The two most prominent midcentury efforts in sociological theory—each aiming toward generality and synthesis—have failed on the criterion of acceptance as the paradigm of general sociological theory. Yet the spirit of what they tried to accomplish is not gone. We can call it ‘the spirit of unification,’ meaning a value-commitment to generalizing synthesis efforts in episodes of consolidating components of distinct theoretical systems (Fararo 1989). Robert Merton emphasized this idea in his often-cited paper ‘On Sociological Theories of the Middle Range’ (in Merton [1949], 1968). A middle range theory employs a general conceptual scheme with analytical elements, but it is scope-restricted to some abstractly specified class of empirical systems, e.g., thermodynamic systems. It cuts through folk classification schemes, explaining intuitively very different empirical systems using the same analytical elements and laws that do not exhaust the content of the empirical system. In short, a middle range theory is an analytical theory. Its scope is limited, not in the sense of dealing only with a class of concrete entities as classified culturally, but in the sense of treating only a certain system of variables.

A value-commitment to the construction of limited scope but abstract theories coupled with a value commitment to a recursive process of unification of such theories may well be a plausible path for the advance of sociological theory.
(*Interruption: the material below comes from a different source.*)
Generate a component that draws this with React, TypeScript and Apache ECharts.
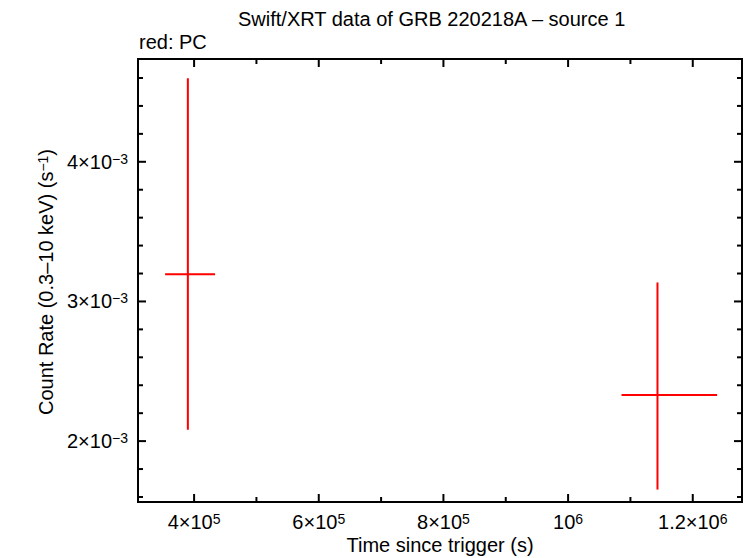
import React, { useEffect, useRef } from "react";
import * as echarts from "echarts";

// ---- data ----
const timeMid = [390000, 1143400];
const timeLow = [353500, 1085700];
const timeHigh = [433700, 1239100];
const rateMid = [0.003194, 0.00233];
const rateLow = [0.002081, 0.001653];
const rateHigh = [0.004598, 0.003136];

const xMajorTicks = [400000, 600000, 800000, 1000000, 1200000];
const xMinorTicks = [500000, 700000, 900000, 1100000];
const yMajorTicks = [0.002, 0.003, 0.004];
const yMinorTicks = [
  0.0016, 0.0018, 0.0022, 0.0024, 0.0026, 0.0028, 0.0032, 0.0034, 0.0036,
  0.0038, 0.0042, 0.0044, 0.0046,
];

const xRange = [310000, 1279000];
const yRange = [0.001564, 0.004736];

const titleText = "Swift/XRT data of GRB 220218A \u2013 source 1";
const subtitleText = "red: PC";
const xName = "Time since trigger (s)";
const yName = "Count Rate (0.3\u201310 keV) (s{s|\u22121})";

const FONT = "Liberation Sans, Arial, Helvetica, sans-serif";

function sciLabel(v: number): string {
  const exp = Math.floor(Math.log10(v) + 1e-9);
  const m = Math.round((v / Math.pow(10, exp)) * 10) / 10;
  const expStr = exp < 0 ? "\u2212" + Math.abs(exp) : String(exp);
  if (m === 1) return `{b|10}{s|${expStr}}`;
  return `{b|${m}\u00d710}{s|${expStr}}`;
}

function richSci() {
  return {
    b: { fontSize: 20, fontFamily: FONT, color: "#000" },
    s: { fontSize: 14, fontFamily: FONT, color: "#000", verticalAlign: "top", lineHeight: 14 },
  };
}

function labelAxis(kind: "x" | "y"): any {
  const range = kind === "x" ? xRange : yRange;
  const majorTicks = kind === "x" ? xMajorTicks : yMajorTicks;
  return {
    type: "value",
    position: kind === "x" ? "bottom" : "left",
    min: range[0],
    max: range[1],
    splitLine: { show: false },
    axisLine: { show: false, onZero: false },
    axisTick: { show: false },
    axisLabel: {
      show: true,
      customValues: majorTicks,
      margin: 10,
      formatter: (v: number) => sciLabel(v),
      rich: richSci(),
    },
  };
}

export default function App() {
  const ref = useRef<HTMLDivElement>(null);
  useEffect(() => {
    if (!ref.current) return;
    const chart = echarts.init(ref.current, null, { renderer: "svg" });
    const data = timeMid.map((t, i) => [t, timeLow[i], timeHigh[i], rateMid[i], rateLow[i], rateHigh[i]]);

    // tick marks: [x value, y value, kind (0 = x tick, 1 = y tick), major (1/0)]
    const tickData: number[][] = [
      ...xMajorTicks.map((v) => [v, yRange[0], 0, 1]),
      ...xMinorTicks.map((v) => [v, yRange[0], 0, 0]),
      ...yMajorTicks.map((v) => [xRange[0], v, 1, 1]),
      ...yMinorTicks.map((v) => [xRange[0], v, 1, 0]),
    ];

    const black = { stroke: "#000", lineWidth: 2 };

    chart.setOption({
      animation: false,
      title: [
        {
          text: titleText,
          left: 238,
          top: 9,
          padding: 0,
          textStyle: { fontSize: 20, fontWeight: "normal", fontFamily: FONT, color: "#000" },
        },
        {
          text: subtitleText,
          left: 139,
          top: 32,
          padding: 0,
          textStyle: { fontSize: 20, fontWeight: "normal", fontFamily: FONT, color: "#000" },
        },
      ],
      grid: {
        left: 138,
        right: 4,
        top: 59,
        bottom: 56,
        outerBoundsMode: "none",
        show: true,
        borderColor: "#000",
        borderWidth: 2,
        backgroundColor: "transparent",
      },
      xAxis: [labelAxis("x")],
      yAxis: [labelAxis("y")],
      graphic: [
        {
          type: "text",
          x: 440,
          y: 545,
          style: {
            text: xName,
            fontSize: 20,
            fontFamily: FONT,
            fill: "#000",
            align: "center",
            verticalAlign: "middle",
          },
        },
        {
          type: "text",
          x: 46,
          y: 282,
          rotation: Math.PI / 2,
          style: {
            text: yName,
            fontSize: 20,
            fontFamily: FONT,
            fill: "#000",
            align: "center",
            verticalAlign: "middle",
            rich: {
              s: { fontSize: 14, fontFamily: FONT, fill: "#000", verticalAlign: "top", lineHeight: 14 },
            },
          },
        },
      ],
      series: [
        {
          type: "custom",
          name: "ticks",
          silent: true,
          data: tickData,
          encode: { x: 0, y: 1 },
          renderItem: (params: any, api: any) => {
            const cs = params.coordSys;
            const kind = api.value(2);
            const len = api.value(3) ? 8 : 5;
            const p = api.coord([api.value(0), api.value(1)]);
            const top = cs.y;
            const bottom = cs.y + cs.height;
            const left = cs.x;
            const right = cs.x + cs.width;
            if (kind === 0) {
              return {
                type: "group",
                children: [
                  { type: "line", shape: { x1: p[0], y1: bottom, x2: p[0], y2: bottom - len }, style: black },
                  { type: "line", shape: { x1: p[0], y1: top, x2: p[0], y2: top + len }, style: black },
                ],
              };
            }
            return {
              type: "group",
              children: [
                { type: "line", shape: { x1: left, y1: p[1], x2: left + len, y2: p[1] }, style: black },
                { type: "line", shape: { x1: right, y1: p[1], x2: right - len, y2: p[1] }, style: black },
              ],
            };
          },
        },
        {
          type: "custom",
          name: "PC",
          data,
          encode: { x: 0, y: 3 },
          renderItem: (params: any, api: any) => {
            const c = api.coord([api.value(0), api.value(3)]);
            const l = api.coord([api.value(1), api.value(3)]);
            const h = api.coord([api.value(2), api.value(3)]);
            const lo = api.coord([api.value(0), api.value(4)]);
            const hi = api.coord([api.value(0), api.value(5)]);
            const style = { stroke: "#ff0000", lineWidth: 2 };
            return {
              type: "group",
              children: [
                { type: "line", shape: { x1: l[0], y1: c[1], x2: h[0], y2: c[1] }, style },
                { type: "line", shape: { x1: c[0], y1: hi[1], x2: c[0], y2: lo[1] }, style },
              ],
            };
          },
        },
      ],
    });
    return () => chart.dispose();
  }, []);

  return (
    <div
      ref={ref}
      style={{ position: "fixed", left: 0, top: 0, width: 746, height: 558, background: "#fff" }}
    />
  );
}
At present, this approach is most strongly institutionalized in the field of research known as group processes, in which theorists elaborate and integrate their theories over time in connection with the construction of experimental situations that provide opportunities for testing the implications of theories. (For examples of group process research programs in relation to theory growth, see Berger and Zelditch 1993.)

3.3 Mutations And Innovations In The Paradigms

Recent developments indicate certain mutations in the paradigms and the emergence of new paradigms. Parsons’s theory has been transformed into what is now called ‘neofunctionalism,’ while Homans’s paradigm has mutated into part of ‘rational choice theory.’ Neofunctionalism departs from Parsons in a number of ways that reflect the influence of cross-paradigmatic critiques, attempting to incorporate ideas from conflict theory and interactionism, for instance, so that its advocates regard it as a new synthesis (Alexander 1985). Rational choice theory has departed from the behavioral psychological foundation that Homans advocated, often favoring a more mathematically tractable rational action model.

One of the new paradigms is social network analysis. Although social system theorists often employed ‘network’ as a metaphor for the relational systems they analyzed, they did not employ formal tools. The social network paradigm incorporates a strong mathematical and statistical foundation into a program of cumulative research on the properties of social networks. But critics argue that there is little actual specification of explanatory mechanisms in the research undertaken under this paradigm.

In terms of influence on empirical research, these three paradigms are not on an equal footing. Social network analysis has been incorporated into a great deal of ongoing research. Indeed, its focus on formal techniques for the description of networks implies that it can be employed as a tool along with virtually any other perspective. Neofunctionalism has had a limited following. Most macrosociological research avoids use of the function concept. A return to functionalism as a dominant approach appears unlikely at this point, although some conceptual breakthrough that reinvigorates it cannot be ruled out.

By contrast, rational choice theory created a considerable debate in the late twentieth century. Given that the classic writers and Parsons created ideas that were seen by sociologists as overcoming the scope limitations of economics, a ‘return’ to rational choice as a postulate seemed regressive and was criticized on that basis. Defenders of rational choice theory can point to its strong contribution to the formulation of micro–macro linkage. This is particularly clear in the formulation set out by Coleman (1990). Macrolevel systemic givens constrain and enable microlevel situations of actors. Making rational choices based on their internal preferences and the situational constraints, actors then collectively shape macrolevel outcomes. This is not equivalent to Homans’ reduction program. Instead it is a working strategy for incorporating agency into any sociological explanation, a point emphasized strongly by other recent theorists who are nevertheless critical of rational choice as an explanatory mechanism (Giddens 1984, Bourdieu 1990, Boudon 1998; see also Macrosociology–Microsociology).

If the Parsonian notion is accepted, that the problem of social integration defines the core problem of sociological theory within the broader framework of social theory, the route through the middle-range strategy is not inconsistent with the more general project that Parsons and others have pursued. A key contribution of sociological rational choice theorists has been their sharp theoretical focus on variants of the basic problem, treating coordination, cooperation, and trust, as well as solidarity. At the same time, the synthesis of the Durkheimian theory of solidarity with conflict theory undertaken by Collins (1975) provides a different middle-range perspective on the problem of social integration. Thus, given the centrality of the problem and the existence of explicit theories treating it, the topic may well constitute an important locus of episodes involving theoretical unification. Finally, some of this work illustrates the use of mathematical models in bringing precision and deductive fertility to sociological theory (Doreian and Fararo 1998). Such model building can fulfill a variety of goals, including the clarification of concepts, the representation of processes, and the specification of theoretical constructs that explain a variety of phenomena (Berger et al. 1962). Developments such as these are a major hope for the future of sociological theory.